Exactly the lines from the start of the data below through the line that contains "const toPoints = (xs, ys)" are to be copied, with pictures left out.

• _COLLECTED DATA_
■ ■ ■ ■ ■
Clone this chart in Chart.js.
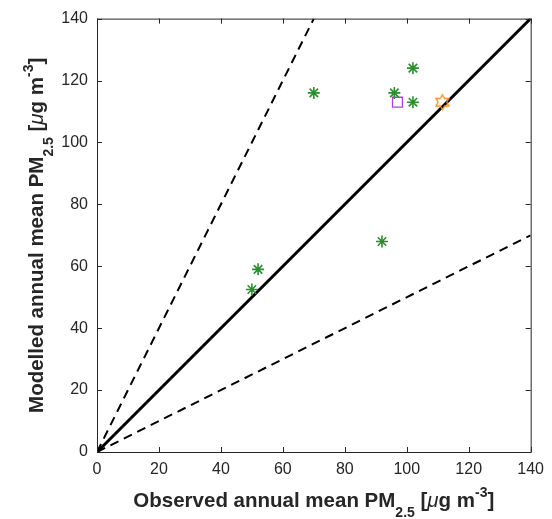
<!DOCTYPE html>
<html>
<head>
<meta charset="utf-8">
<script src="https://cdn.jsdelivr.net/npm/chart.js@4.4.1/dist/chart.umd.min.js"></script>
<style>
  html, body { margin: 0; padding: 0; background: #fff; overflow: hidden; }
  #wrap { position: relative; width: 552px; height: 519px; }
</style>
</head>
<body>
<div id="wrap"><canvas id="chart"></canvas></div>
<script>
// values
const axisTicks = [0, 20, 40, 60, 80, 100, 120, 140];

// green asterisks
const siteObs = [50, 52, 70, 92, 96, 102, 102];
const siteMod = [52.5, 59, 116, 68, 116, 124, 113];

// purple square
const squareObs = [97];
const squareMod = [113];

// orange hexagram
const hexObs = [111.5];
const hexMod = [113];

// 1:1 and factor-of-two lines
const oneToOneX = [0, 140];
const oneToOneY = [0, 140];
const upperX = [0, 70];
const upperY = [0, 140];
const lowerX = [0, 140];
const lowerY = [0, 70];

const FONT = "'Liberation Sans', Arial, Helvetica, sans-serif";
const INK = '#262626';

const toPoints = (xs, ys) => xs.map((x, i) => ({ x: x, y: ys[i] }));

// hexagram marker (Chart.js has no six point star)
function makeHexagram(color, r) {
  const size = Math.ceil(r * 2 + 4);
  const c = document.createElement('canvas');
  c.width = size;
  c.height = size;
  const g = c.getContext('2d');
  const inner = r / Math.sqrt(3);
  g.beginPath();
  for (let i = 0; i < 12; i++) {
    const ang = -Math.PI / 2 + i * Math.PI / 6;
    const rad = i % 2 === 0 ? r : inner;
    const px = size / 2 + rad * Math.cos(ang);
    const py = size / 2 + rad * Math.sin(ang);
    if (i === 0) g.moveTo(px, py); else g.lineTo(px, py);
  }
  g.closePath();
  g.strokeStyle = color;
  g.lineWidth = 1.3;
  g.stroke();
  return c;
}

function drawRichText(ctx, parts, cx, cy, angle) {
  ctx.save();
  ctx.translate(cx, cy);
  ctx.rotate(angle);
  ctx.textAlign = 'left';
  ctx.textBaseline = 'alphabetic';
  ctx.fillStyle = INK;
  let total = 0;
  parts.forEach(p => {
    ctx.font = p.font;
    p.w = ctx.measureText(p.text).width;
    total += p.w;
  });
  let x = -total / 2;
  parts.forEach(p => {
    ctx.font = p.font;
    ctx.fillText(p.text, x, p.dy || 0);
    x += p.w;
  });
  ctx.restore();
}

function titleParts(lead) {
  const big = 'bold 20.5px ' + FONT;
  const small = 'bold 14px ' + FONT;
  return [
    { text: lead, font: big },
    { text: '2.5', font: small, dy: 10 },
    { text: ' [', font: big },
    { text: 'μ', font: 'italic 20.5px ' + FONT },
    { text: 'g m', font: big },
    { text: '-3', font: small, dy: -10 },
    { text: ']', font: big }
  ];
}

// matlab style box, inward ticks and the two axis titles
const framePlugin = {
  id: 'frame',
  afterDatasetsDraw(chart) {
    const { ctx, chartArea: a, scales } = chart;
    const sx = scales.x, sy = scales.y;
    const tick = 5;
    ctx.save();
    ctx.strokeStyle = INK;
    ctx.lineWidth = 1;
    ctx.strokeRect(a.left + 0.5, a.top + 0.5, a.right - a.left, a.bottom - a.top);
    ctx.beginPath();
    axisTicks.forEach(v => {
      const px = Math.round(sx.getPixelForValue(v)) + 0.5;
      ctx.moveTo(px, a.bottom);
      ctx.lineTo(px, a.bottom - tick);
      ctx.moveTo(px, a.top);
      ctx.lineTo(px, a.top + tick);
      const py = Math.round(sy.getPixelForValue(v)) + 0.5;
      ctx.moveTo(a.left, py);
      ctx.lineTo(a.left + tick, py);
      ctx.moveTo(a.right, py);
      ctx.lineTo(a.right - tick, py);
    });
    ctx.stroke();
    ctx.restore();

    drawRichText(ctx, titleParts('Observed annual mean PM'), (a.left + a.right) / 2, 507, 0);
    drawRichText(ctx, titleParts('Modelled annual mean PM'), 43, (a.top + a.bottom) / 2, -Math.PI / 2);
  }
};

Chart.defaults.font.family = FONT;
Chart.defaults.color = INK;

new Chart(document.getElementById('chart'), {
  type: 'scatter',
  data: {
    datasets: [
      {
        label: 'sites',
        data: toPoints(siteObs, siteMod),
        pointStyle: 'star',
        pointRadius: 6,
        borderColor: '#28902c',
        borderWidth: 1.6
      },
      {
        label: 'square',
        data: toPoints(squareObs, squareMod),
        pointStyle: 'rect',
        pointRadius: 7,
        borderColor: '#b23de6',
        backgroundColor: 'rgba(255,255,255,0)',
        borderWidth: 1.3
      },
      {
        label: 'hexagram',
        data: toPoints(hexObs, hexMod),
        pointStyle: makeHexagram('#ff8c1a', 7.5),
        pointRadius: 8
      },
      {
        label: '1:1',
        data: toPoints(oneToOneX, oneToOneY),
        showLine: true,
        borderColor: '#000',
        borderWidth: 3,
        pointRadius: 0
      },
      {
        label: '2:1',
        data: toPoints(upperX, upperY),
        showLine: true,
        borderColor: '#000',
        borderWidth: 2,
        borderDash: [9, 6],
        pointRadius: 0
      },
      {
        label: '1:2',
        data: toPoints(lowerX, lowerY),
        showLine: true,
        borderColor: '#000',
        borderWidth: 2,
        borderDash: [9, 6],
        pointRadius: 0
      }
    ]
  },
  options: {
    responsive: true,
    maintainAspectRatio: false,
    animation: false,
    layout: {
      autoPadding: false,
      padding: { top: 14, right: 17, left: 0, bottom: 0 }
    },
    plugins: {
      legend: { display: false },
      tooltip: { enabled: false }
    },
    scales: {
      x: {
        type: 'linear',
        min: 0,
        max: 140,
        grid: { display: false, drawTicks: false },
        border: { display: false },
        ticks: { stepSize: 20, padding: 8, font: { size: 16 }, color: INK },
        afterFit: scale => { scale.height = 67; }
      },
      y: {
        type: 'linear',
        min: 0,
        max: 140,
        grid: { display: false, drawTicks: false },
        border: { display: false },
        ticks: { stepSize: 20, padding: 9, font: { size: 16 }, color: INK },
        afterFit: scale => { scale.width = 97; }
      }
    }
  },
  plugins: [framePlugin]
});
</script>
</body>
</html>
■ ■ ■ ■ ■
• _TASK RESPONSE_
Clone this chart in Chart.js.
<!DOCTYPE html>
<html>
<head>
<meta charset="utf-8">
<script src="https://cdn.jsdelivr.net/npm/chart.js@4.4.1/dist/chart.umd.min.js"></script>
<style>
  html, body { margin: 0; padding: 0; background: #fff; overflow: hidden; }
  #wrap { position: relative; width: 552px; height: 519px; }
</style>
</head>
<body>
<div id="wrap"><canvas id="chart"></canvas></div>
<script>
// values
const axisTicks = [0, 20, 40, 60, 80, 100, 120, 140];

// green asterisks
const siteObs = [50, 52, 70, 92, 96, 102, 102];
const siteMod = [52.5, 59, 116, 68, 116, 124, 113];

// purple square
const squareObs = [97];
const squareMod = [113];

// orange hexagram
const hexObs = [111.5];
const hexMod = [113];

// 1:1 and factor-of-two lines
const oneToOneX = [0, 140];
const oneToOneY = [0, 140];
const upperX = [0, 70];
const upperY = [0, 140];
const lowerX = [0, 140];
const lowerY = [0, 70];

const FONT = "'Liberation Sans', Arial, Helvetica, sans-serif";
const INK = '#262626';

const toPoints = (xs, ys) => xs.map((x, i) => ({ x: x, y: ys[i] }));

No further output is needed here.